━━━━━ ENTRIES

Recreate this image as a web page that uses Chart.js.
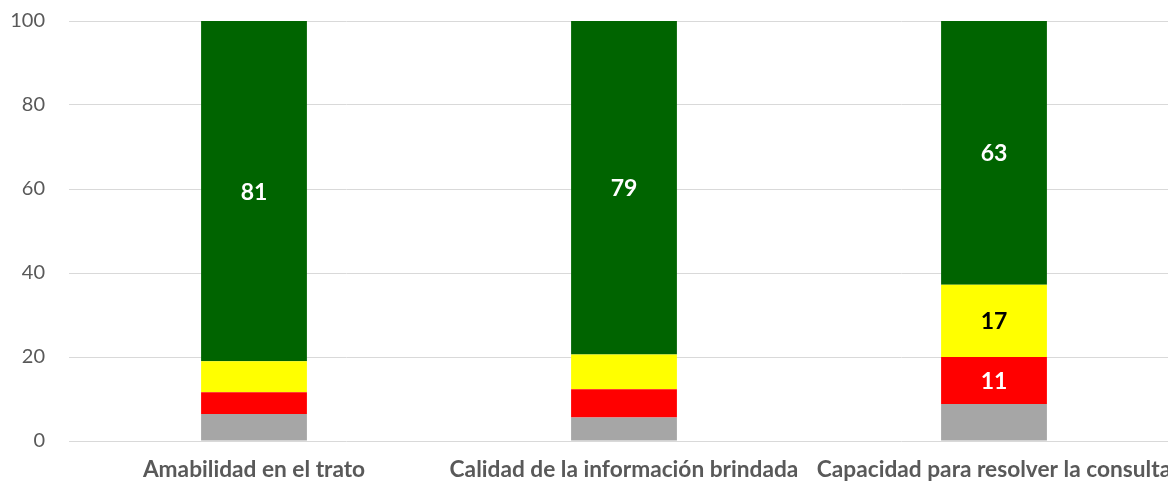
<!DOCTYPE html>
<html lang="es">
<head>
  <meta charset="UTF-8" />
  <title>Evaluación de la atención</title>
  <script src="https://cdn.jsdelivr.net/npm/chart.js"></script>
  <style>
    html, body { margin: 0; padding: 0; background: #ffffff; overflow: hidden; }
    .wrap { position: relative; width: 1180px; height: 481px; }
  </style>
</head>
<body>
  <div class="wrap">
    <canvas id="grafico"></canvas>
  </div>

  <script>
    const categorias = ["Amabilidad en el trato", "Calidad de la información brindada", "Capacidad para resolver la consulta"];
    const noResponde = [6.4, 5.6, 8.8];
    const malo = [5.2, 6.7, 11.2];
    const regular = [7.4, 8.3, 17.2];
    const bueno = [81, 79.4, 62.8];
    const ticksY = [0, 20, 40, 60, 80, 100];

    // etiquetas dentro de las barras (solo valores grandes)
    const etiquetas = {
      id: "etiquetas",
      afterDatasetsDraw(chart) {
        const ctx = chart.ctx;
        ctx.save();
        ctx.font = "bold 23px Lato";
        ctx.textAlign = "center";
        ctx.textBaseline = "middle";
        chart.data.datasets.forEach((ds, i) => {
          const meta = chart.getDatasetMeta(i);
          meta.data.forEach((bar, j) => {
            const v = ds.data[j];
            if (v < 10) return;
            ctx.fillStyle = ds.colorEtiqueta;
            ctx.fillText(Math.round(v), bar.x, (bar.y + bar.base) / 2 + 1);
          });
        });
        ctx.restore();
      }
    };

    new Chart(document.getElementById("grafico"), {
      type: "bar",
      data: {
        labels: categorias,
        datasets: [
          { label: "No responde", data: noResponde, backgroundColor: "#a6a6a6", colorEtiqueta: "#ffffff" },
          { label: "Malo", data: malo, backgroundColor: "#ff0000", colorEtiqueta: "#ffffff" },
          { label: "Regular", data: regular, backgroundColor: "#ffff00", colorEtiqueta: "#000000" },
          { label: "Bueno", data: bueno, backgroundColor: "#006400", colorEtiqueta: "#ffffff" }
        ]
      },
      options: {
        responsive: true,
        maintainAspectRatio: false,
        animation: false,
        datasets: { bar: { categoryPercentage: 1, barPercentage: 0.286, borderWidth: 0 } },
        layout: { padding: { top: 21, right: 1, left: 0, bottom: 0 } },
        plugins: {
          legend: { display: false },
          tooltip: { enabled: false }
        },
        scales: {
          x: {
            stacked: true,
            grid: { display: false, drawTicks: false },
            border: { display: false },
            ticks: {
              color: "#595959",
              font: { family: "Lato", size: 22.7, weight: "bold" },
              padding: 15,
              maxRotation: 0,
              autoSkip: false
            },
            afterFit(scale) {
              scale.height = 40;
              scale.paddingLeft = 0;
              scale.paddingRight = 0;
            }
          },
          y: {
            stacked: true,
            min: 0,
            max: 100,
            afterBuildTicks(scale) { scale.ticks = ticksY.map(v => ({ value: v })); },
            grid: { color: "#d9d9d9", lineWidth: 1, drawTicks: false },
            border: { display: false },
            ticks: {
              color: "#595959",
              font: { family: "Lato", size: 20 },
              padding: 24
            },
            afterFit(scale) {
              scale.width = 69;
              scale.paddingTop = 0;
              scale.paddingBottom = 0;
            }
          }
        }
      },
      plugins: [etiquetas]
    });
  </script>
</body>
</html>
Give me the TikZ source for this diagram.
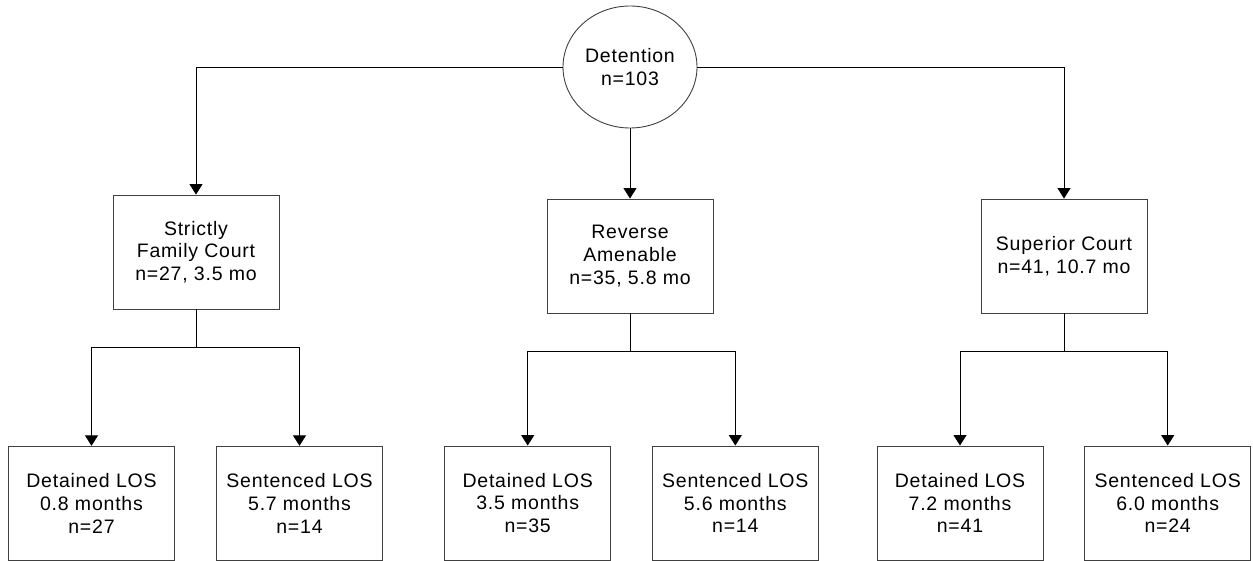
\documentclass[tikz,border=0pt]{standalone}
\usepackage{fontspec}
\setmainfont[LetterSpace=4]{Liberation Sans}
\usetikzlibrary{arrows.meta,shapes.geometric}

\begin{document}
\begin{tikzpicture}[x=1pt,y=-1pt,>={Triangle[width=13pt,length=10.5pt]},
  box/.style={draw=black!75,line width=0.9pt,minimum width=166pt,minimum height=114pt,inner sep=0pt,align=center,font=\fontsize{19.5}{22.7}\selectfont},
  root/.style={ellipse,draw=black!75,line width=0.9pt,minimum width=134pt,minimum height=122pt,inner sep=0pt,align=center,font=\fontsize{19.5}{22.7}\selectfont},
  link/.style={line width=0.9pt}]
\useasboundingbox (0,0) rectangle (1253,561);
\node[root] (det) at (630,67) {Detention\\n=103};
\node[box] (sfc) at (196,252) {Strictly\\Family Court\\n=27, 3.5 mo};
\node[box] (ra) at (630,256) {Reverse\\Amenable\\n=35, 5.8 mo};
\node[box] (sc) at (1064,256) {Superior Court\\n=41, 10.7 mo};
\node[box] (sfcdet) at (91.5,503.3) {Detained LOS\\0.8 months\\n=27};
\node[box] (sfcsen) at (299.5,503.3) {Sentenced LOS\\5.7 months\\n=14};
\node[box] (radet) at (527.7,503) {Detained LOS\\3.5 months\\n=35};
\node[box] (rasen) at (735.3,503) {Sentenced LOS\\5.6 months\\n=14};
\node[box] (scdet) at (960,503) {Detained LOS\\7.2 months\\n=41};
\node[box] (scsen) at (1167.7,503) {Sentenced LOS\\6.0 months\\n=24};
\draw[link,->] (det.west) -| (sfc);
\draw[link,->] (det) -- (ra);
\draw[link,->] (det.east) -| (sc);
\draw[link] (sfc.south) -- ++(0,38.3) coordinate (sfcjoin);
\draw[link,->] (sfcjoin) -| (sfcdet);
\draw[link,->] (sfcjoin) -| (sfcsen);
\draw[link] (ra.south) -- ++(0,37.7) coordinate (rajoin);
\draw[link,->] (rajoin) -| (radet);
\draw[link,->] (rajoin) -| (rasen);
\draw[link] (sc.south) -- ++(0,37.7) coordinate (scjoin);
\draw[link,->] (scjoin) -| (scdet);
\draw[link,->] (scjoin) -| (scsen);
\end{tikzpicture}
\end{document}
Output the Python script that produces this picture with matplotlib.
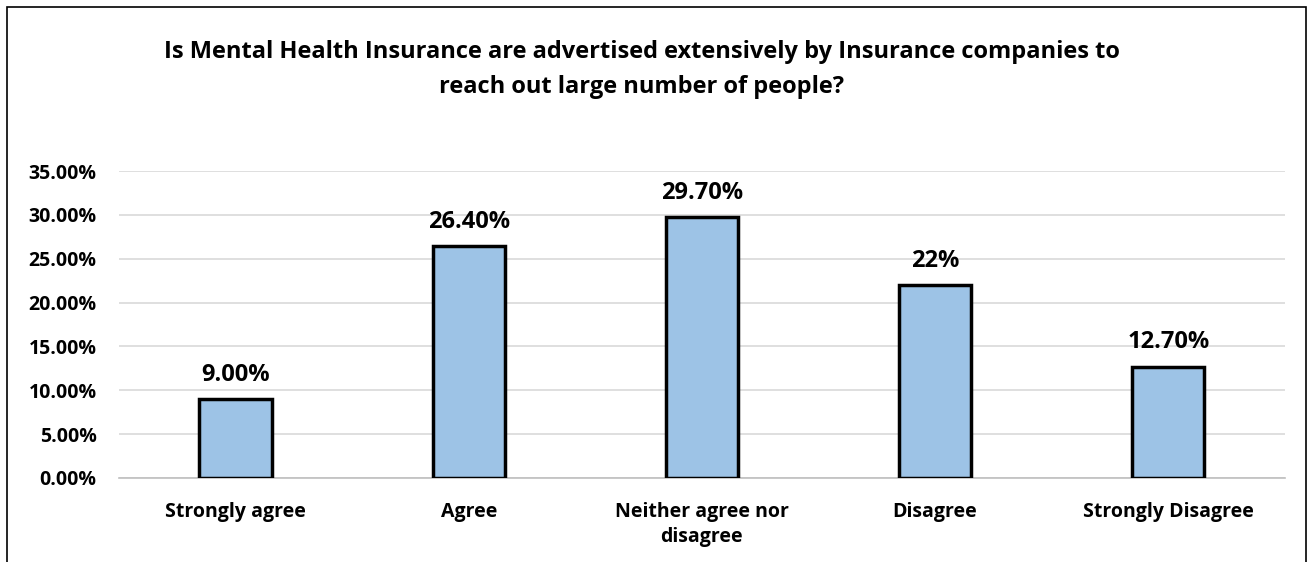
import matplotlib.pyplot as plt
from matplotlib.patches import Rectangle
from matplotlib.ticker import FuncFormatter

# survey responses
categories = ["Strongly agree", "Agree", "Neither agree nor\ndisagree", "Disagree", "Strongly Disagree"]
shares = [0.09, 0.264, 0.297, 0.22, 0.127]
labels = ["9.00%", "26.40%", "29.70%", "22%", "12.70%"]
yticks = [0, 0.05, 0.10, 0.15, 0.20, 0.25, 0.30, 0.35]

plt.rcParams['font.family'] = ['Open Sans', 'DejaVu Sans']
plt.rcParams['font.weight'] = 'bold'

fig = plt.figure(figsize=(13.13, 5.62), dpi=100)
ax = fig.add_axes([0.0906, 0.1495, 0.888, 0.5462])

x = range(len(categories))
ax.bar(x, shares, width=0.31, color='#9DC3E6', edgecolor='black', linewidth=2.5, zorder=3)

for i, (v, lab) in enumerate(zip(shares, labels)):
    ax.annotate(lab, (i, v), xytext=(0, 9), textcoords='offset points',
                ha='center', va='bottom', fontsize=17, fontweight='bold')

ax.set_xlim(-0.5, len(categories) - 0.5)
ax.set_ylim(0, 0.35)
ax.set_yticks(yticks)
ax.yaxis.set_major_formatter(FuncFormatter(lambda v, p: f"{v*100:.2f}%"))
ax.set_xticks(list(x))
ax.set_xticklabels(categories, fontsize=14, fontweight='bold', linespacing=1.35)
ax.tick_params(axis='both', length=0)
ax.tick_params(axis='y', labelsize=14, pad=16)
ax.tick_params(axis='x', pad=17)
for lbl in ax.get_yticklabels():
    lbl.set_fontweight('bold')

ax.grid(axis='y', color='#D9D9D9', linewidth=1.2, zorder=0)
for side in ['top', 'right', 'left']:
    ax.spines[side].set_visible(False)
ax.spines['bottom'].set_color('#BFBFBF')
ax.spines['bottom'].set_linewidth(1.2)

fig.text(0.489, 0.876, "Is Mental Health Insurance are advertised extensively by Insurance companies to\nreach out large number of people?",
         ha='center', va='center', fontsize=17, fontweight='bold', linespacing=1.6)

# chart frame
fig.patches.append(Rectangle((0.0053, -0.01), 0.989, 0.998, transform=fig.transFigure,
                             fill=False, edgecolor='black', linewidth=1.2))

fig.savefig('out.png', dpi=100)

━━━━━━━━━━

WHAT NEEDS TO BE DONE
Pictures are not part of the copy. Reproduce the lines from the one containing "Output the Python" through the one containing "ha='center', va='bottom', fontsize=17, fontweight='bold')", exactly and nothing more.

FINISHED ANSWER
Output the Python script that produces this picture with matplotlib.
import matplotlib.pyplot as plt
from matplotlib.patches import Rectangle
from matplotlib.ticker import FuncFormatter

# survey responses
categories = ["Strongly agree", "Agree", "Neither agree nor\ndisagree", "Disagree", "Strongly Disagree"]
shares = [0.09, 0.264, 0.297, 0.22, 0.127]
labels = ["9.00%", "26.40%", "29.70%", "22%", "12.70%"]
yticks = [0, 0.05, 0.10, 0.15, 0.20, 0.25, 0.30, 0.35]

plt.rcParams['font.family'] = ['Open Sans', 'DejaVu Sans']
plt.rcParams['font.weight'] = 'bold'

fig = plt.figure(figsize=(13.13, 5.62), dpi=100)
ax = fig.add_axes([0.0906, 0.1495, 0.888, 0.5462])

x = range(len(categories))
ax.bar(x, shares, width=0.31, color='#9DC3E6', edgecolor='black', linewidth=2.5, zorder=3)

for i, (v, lab) in enumerate(zip(shares, labels)):
    ax.annotate(lab, (i, v), xytext=(0, 9), textcoords='offset points',
                ha='center', va='bottom', fontsize=17, fontweight='bold')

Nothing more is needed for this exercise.